30 January, 2018
Zhaolun Liu, a PhD Student from the Earth Science and Engineering Program, supervised by Professor Gerard Schuster, was awarded “best student presentation” at the 2017 SEG Full-Waveform inversion and Beyond Workshop (held 20-22 November 2017 in Beijing, China) for his presentation on “3D Wave-Equation Dispersion Inversion of Surface Waves.”
The paper on which the presentation was based was co-authored by Zhaolun Liu, Jing Li (a postdoc in the group) and Professor Schuster. Their paper describes a new and robust method called wave equation dispersion inversion (WD) that they use for inverting surface waves for the complex S-wave velocity distribution in the Earth or in engineering structures.

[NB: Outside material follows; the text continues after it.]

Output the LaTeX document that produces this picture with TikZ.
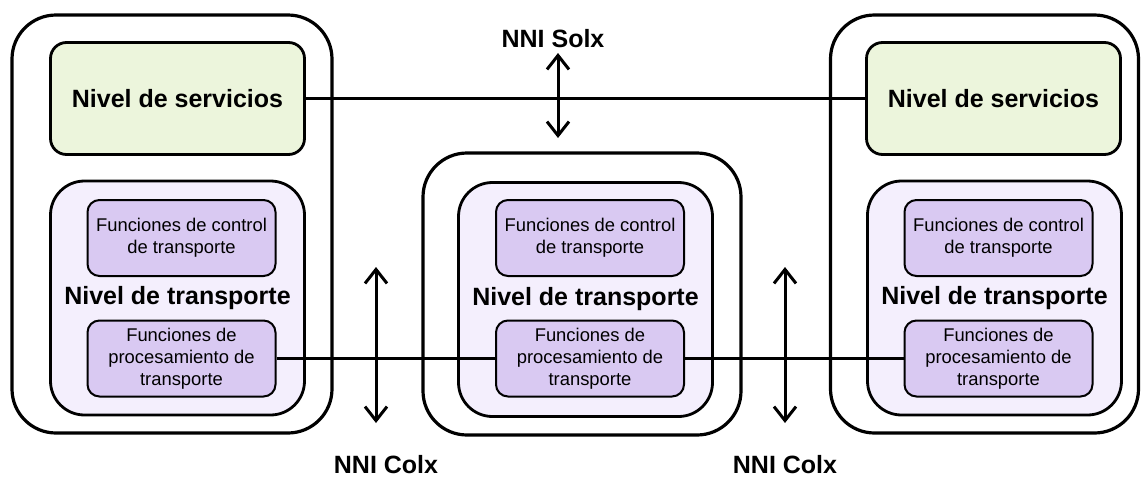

The propagation velocity of surface waves at different frequencies is determined by the lateral and depth variations of the subsurface geology. Professor Schuster’s research group made the unexpected discovery that surface waves can be used to establish the location of shallow Potash deposits while assessing the feasibility of using seismic imaging to locate Potash deposits for the Ma’aden Mining Company during field experiments in Saudi Arabia, What they did not have, however, was an inversion methodology to accurately identify the location of the deposits. Their subsequent research with postdoctoral scientist Jing Li and research Professor Sherif Hanafy, partly funded by a CRG Grant, led to the development of their WD methodology.

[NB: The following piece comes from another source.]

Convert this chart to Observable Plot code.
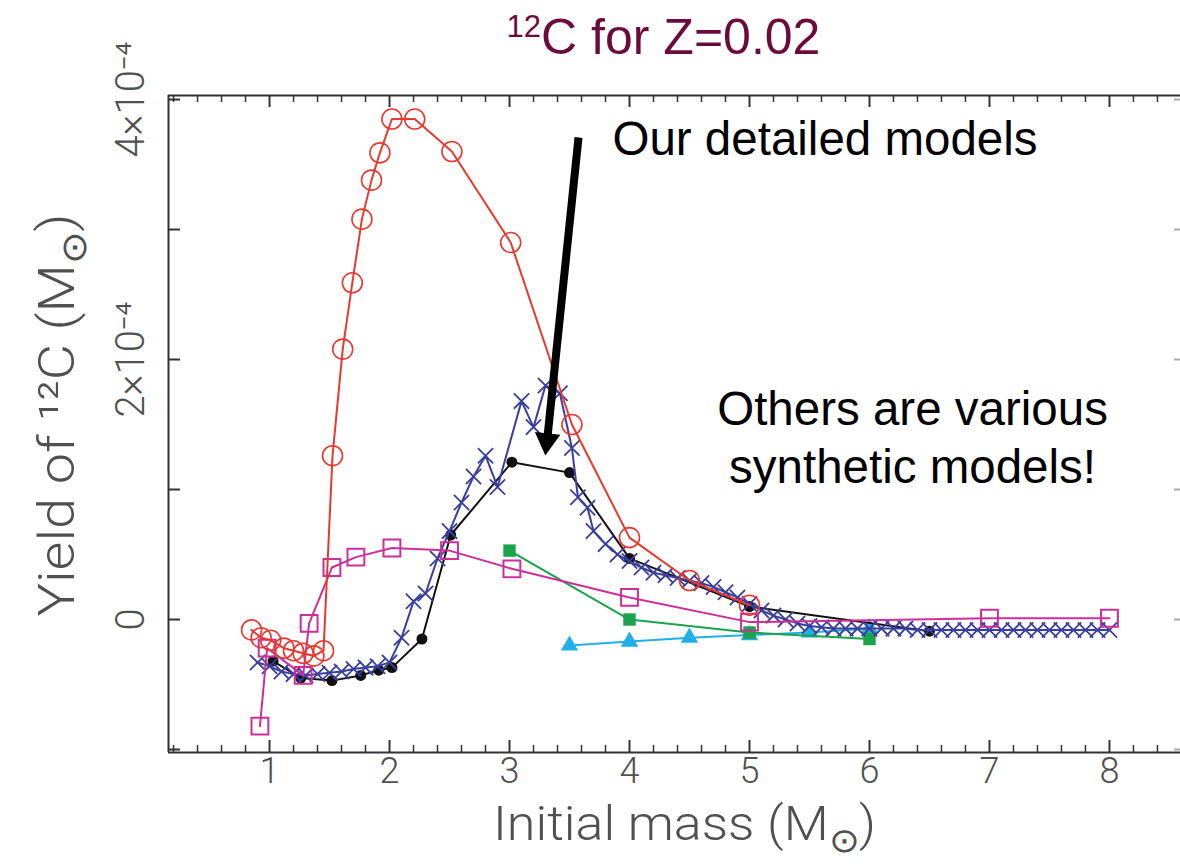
<!DOCTYPE html>
<html>
<head>
<meta charset="utf-8">
<script src="https://cdn.jsdelivr.net/npm/d3@7"></script>
<script src="https://cdn.jsdelivr.net/npm/@observablehq/plot@0.6"></script>
<style>
  html, body { margin: 0; padding: 0; background: #fff; }
  #wrap { position: relative; width: 1180px; height: 867px; overflow: hidden; }
  #title { position: absolute; left: 0; top: 12px; width: 1327px; text-align: center;
    font-family: "Liberation Sans", Arial, sans-serif; font-size: 50px; line-height: 50px; color: #6b0b3c; }
  #title sup { font-size: 31px; vertical-align: 17px; line-height: 0; }
  #chart { position: absolute; left: 0; top: 0; }
</style>
</head>
<body>
<div id="wrap">
  <div id="chart"></div>
  <div id="title"><sup>12</sup>C for Z=0.02</div>
</div>
<script>
// ---- Data (yields in units of 1e-4 solar masses) ----
const redMass  = [0.85, 0.93, 1.01, 1.12, 1.2, 1.28, 1.37, 1.45, 1.525, 1.61, 1.69, 1.77, 1.85, 1.92, 2.02, 2.21, 2.52, 3.01, 3.52, 4.0, 4.5, 5.0];
const redYield = [-0.08, -0.14, -0.16, -0.22, -0.24, -0.26, -0.28, -0.24, 1.26, 2.08, 2.59, 3.08, 3.38, 3.59, 3.85, 3.85, 3.6, 2.9, 1.5, 0.63, 0.3, 0.11];

const blueMass  = [0.9, 1.0, 1.1, 1.2, 1.3, 1.4, 1.5, 1.6, 1.7, 1.8, 1.9, 2.0, 2.1, 2.2, 2.3, 2.4, 2.5, 2.6, 2.7, 2.8, 2.9, 3.1, 3.2, 3.3, 3.42, 3.52, 3.57, 3.65, 3.7, 3.8, 3.9, 4.0, 4.1, 4.2, 4.3, 4.4, 4.5, 4.6, 4.7, 4.8, 4.9, 5.0, 5.1, 5.2, 5.3, 5.4, 5.5, 5.6, 5.7, 5.8, 5.9, 6.0, 6.1, 6.2, 6.3, 6.4, 6.5, 6.6, 6.7, 6.8, 6.9, 7.0, 7.1, 7.2, 7.3, 7.4, 7.5, 7.6, 7.7, 7.8, 7.9, 8.0];
const blueYield = [-0.33, -0.36, -0.4, -0.42, -0.43, -0.42, -0.41, -0.4, -0.38, -0.37, -0.36, -0.33, -0.14, 0.14, 0.2, 0.47, 0.68, 0.9, 1.1, 1.26, 1.02, 1.68, 1.48, 1.8, 1.74, 1.32, 0.94, 0.86, 0.68, 0.58, 0.5, 0.45, 0.4, 0.36, 0.34, 0.32, 0.3, 0.28, 0.25, 0.21, 0.17, 0.12, 0.07, 0.03, 0.0, -0.03, -0.05, -0.06, -0.07, -0.07, -0.07, -0.07, -0.07, -0.07, -0.07, -0.08, -0.08, -0.08, -0.08, -0.08, -0.08, -0.08, -0.08, -0.08, -0.08, -0.08, -0.08, -0.08, -0.08, -0.08, -0.08, -0.08];

const blackMass  = [1.03, 1.26, 1.52, 1.76, 1.91, 2.02, 2.27, 2.51, 3.02, 3.5, 4.0, 5.0, 6.5];
const blackYield = [-0.32, -0.45, -0.47, -0.43, -0.39, -0.37, -0.15, 0.65, 1.21, 1.13, 0.47, 0.1, -0.09];

const pinkMass  = [0.92, 0.98, 1.28, 1.33, 1.52, 1.72, 2.02, 2.5, 3.02, 4.0, 5.0, 7.0, 8.0];
const pinkYield = [-0.82, -0.22, -0.43, -0.03, 0.4, 0.48, 0.55, 0.53, 0.39, 0.17, -0.02, 0.01, 0.01];

const greenMass  = [3.0, 4.0, 5.0, 6.0];
const greenYield = [0.53, 0.0, -0.1, -0.15];

const cyanMass  = [3.5, 4.0, 4.5, 5.0, 5.5, 6.0];
const cyanYield = [-0.2, -0.17, -0.14, -0.12, -0.1, -0.07];

const xTickLabels = [1, 2, 3, 4, 5, 6, 7, 8];
const yTickLabels = [0, 2, 4];
const yTickText = ["0", "2×10⁻⁴", "4×10⁻⁴"];
const yTickMarks = [-1, 0, 1, 2, 3, 4];

// ---- Layout ----
const W = 1180, H = 867, mL = 168, mT = 95, mB = 115, mR = 0;
const xMin = 0.158, xMax = 8.592, yMin = -1.023, yMax = 4.031;
const pxX = (xMax - xMin) / (W - mL - mR);
const pxY = (yMax - yMin) / (H - mT - mB);

const mk = (ms, ys) => ms.map((m, i) => ({m, v: ys[i]}));
const red = mk(redMass, redYield), blue = mk(blueMass, blueYield), black = mk(blackMass, blackYield);
const pink = mk(pinkMass, pinkYield), green = mk(greenMass, greenYield), cyan = mk(cyanMass, cyanYield);

const minorX = d3.range(1, 43).map(i => i * 0.2).filter(v => Math.abs(v - Math.round(v)) > 1e-6);
const axisFont = "Roboto, 'Liberation Sans', sans-serif";
const annFont = "'Liberation Sans', Arial, sans-serif";
const frameColor = "#333";
const axisText = "#505050";

const C = {red: "#e8382f", blue: "#3a3f9e", black: "#111", pink: "#cc2f9a", green: "#1aa34a", cyan: "#22aee6"};

const plot = Plot.plot({
  width: W, height: H,
  marginLeft: mL, marginTop: mT, marginBottom: mB, marginRight: mR,
  x: {domain: [xMin, xMax], axis: null},
  y: {domain: [yMin, yMax], axis: null},
  marks: [
    // frame (top, bottom, left)
    Plot.ruleY([yMin, yMax], {stroke: frameColor, strokeWidth: 2}),
    Plot.ruleX([xMin], {stroke: frameColor, strokeWidth: 2}),
    // x ticks bottom & top (inward)
    Plot.ruleX(xTickLabels, {x: d => d, y1: yMin, y2: yMin + 12 * pxY, stroke: frameColor, strokeWidth: 2}),
    Plot.ruleX(minorX, {x: d => d, y1: yMin, y2: yMin + 7 * pxY, stroke: frameColor, strokeWidth: 1.5}),
    Plot.ruleX(xTickLabels, {x: d => d, y1: yMax, y2: yMax - 12 * pxY, stroke: frameColor, strokeWidth: 2}),
    Plot.ruleX(minorX, {x: d => d, y1: yMax, y2: yMax - 7 * pxY, stroke: frameColor, strokeWidth: 1.5}),
    // y ticks left & right
    Plot.ruleY(yTickMarks, {y: d => d, x1: xMin, x2: xMin + 12 * pxX, stroke: frameColor, strokeWidth: 2}),
    Plot.ruleY(yTickMarks, {y: d => d, x1: xMax - 6 * pxX, x2: xMax, stroke: "#aaa", strokeWidth: 2}),
    // tick labels
    Plot.text(xTickLabels, {x: d => d, frameAnchor: "bottom", dy: 19, text: d => String(d),
      fontSize: 36, fontWeight: 300, fill: axisText, fontFamily: axisFont, lineAnchor: "middle", textAnchor: "middle"}),
    Plot.text(yTickLabels, {y: d => d, frameAnchor: "left", dx: -37, rotate: -90, textAnchor: "middle",
      text: (d, i) => yTickText[i], fontSize: 40, fontWeight: 300, fill: axisText, fontFamily: axisFont, lineAnchor: "middle"}),
    Plot.text(["Initial mass (M⊙)"], {frameAnchor: "bottom", dx: 10, dy: 72, text: d => d, textAnchor: "middle",
      fontSize: 48, fontWeight: 300, fill: axisText, fontFamily: axisFont, lineAnchor: "middle"}),
    Plot.text(["Yield of ¹²C (M⊙)"], {frameAnchor: "left", dx: -111, dy: -9, rotate: -90, text: d => d, textAnchor: "middle",
      fontSize: 50, fontWeight: 300, fill: axisText, fontFamily: axisFont, lineAnchor: "middle"}),
    // series
    Plot.line(cyan, {x: "m", y: "v", stroke: C.cyan, strokeWidth: 2}),
    Plot.dot(cyan, {x: "m", y: "v", symbol: "triangle", r: 6.5, fill: C.cyan, stroke: "none"}),
    Plot.line(green, {x: "m", y: "v", stroke: C.green, strokeWidth: 2}),
    Plot.dot(green, {x: "m", y: "v", symbol: "square", r: 7, fill: C.green, stroke: "none"}),
    Plot.line(black, {x: "m", y: "v", stroke: C.black, strokeWidth: 2}),
    Plot.dot(black, {x: "m", y: "v", r: 5.5, fill: C.black, stroke: "none"}),
    Plot.line(blue, {x: "m", y: "v", stroke: C.blue, strokeWidth: 2}),
    Plot.dot(blue, {x: "m", y: "v", symbol: "times", r: 7, stroke: C.blue, strokeWidth: 1.8}),
    Plot.line(pink, {x: "m", y: "v", stroke: C.pink, strokeWidth: 2}),
    Plot.dot(pink, {x: "m", y: "v", symbol: "square", r: 9.5, fill: "none", stroke: C.pink, strokeWidth: 2}),
    Plot.line(red, {x: "m", y: "v", stroke: C.red, strokeWidth: 2}),
    Plot.dot(red, {x: "m", y: "v", r: 10, fill: "none", stroke: C.red, strokeWidth: 1.6}),
    // annotation arrow
    Plot.link([0], {x1: 3.575, y1: 3.708, x2: 3.317, y2: 1.408, stroke: "#000", strokeWidth: 8}),
    Plot.dot([0], {x: 3.311, y: 1.375, symbol: "triangle", r: 9.5, rotate: 186, fill: "#000", stroke: "none"}),
    // annotation texts
    Plot.text(["Our detailed models"], {x: 3.858, y: 3.575, text: d => d, textAnchor: "start", lineAnchor: "bottom",
      fontSize: 47.5, fill: "#000", fontFamily: annFont}),
    Plot.text(["Others are various\nsynthetic models!"], {x: 6.359, y: 1.047, text: d => d, textAnchor: "middle", lineAnchor: "bottom",
      lineHeight: 1.22, fontSize: 47.5, fill: "#000", fontFamily: annFont})
  ]
});

// subscript solar symbol and fitted label lengths
const ns = "http://www.w3.org/2000/svg";
const fitLen = {"Initial mass (M⊙)": 383, "Yield of ¹²C (M⊙)": 403};
plot.querySelectorAll("text").forEach(t => {
  const s = t.textContent;
  if (s in fitLen && t.children.length === 0) {
    const pre = s.replace("(M⊙)", "");
    t.textContent = "";
    t.appendChild(document.createTextNode(pre + "(M"));
    const sub = document.createElementNS(ns, "tspan");
    sub.setAttribute("dy", "0.35em");
    sub.setAttribute("font-size", "0.7em");
    sub.textContent = "⊙";
    t.appendChild(sub);
    const close = document.createElementNS(ns, "tspan");
    close.setAttribute("dy", "-0.25em");
    close.textContent = ")";
    t.appendChild(close);
    t.setAttribute("textLength", fitLen[s]);
    t.setAttribute("lengthAdjust", "spacingAndGlyphs");
  }
});

document.getElementById("chart").appendChild(plot);
</script>
</body>
</html>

The key innovation of WD is that it overcomes the previous restrictions of a layered medium assumption to model smooth velocity variations and cycle-skipping in FWI. This methodology has recently been extended by Jing Li to inversion of P-waves in wave guides. The Group’s WD methodology will be relevant to earthquake seismology, non-destructive engineering, mining geophysics, and exploration seismology.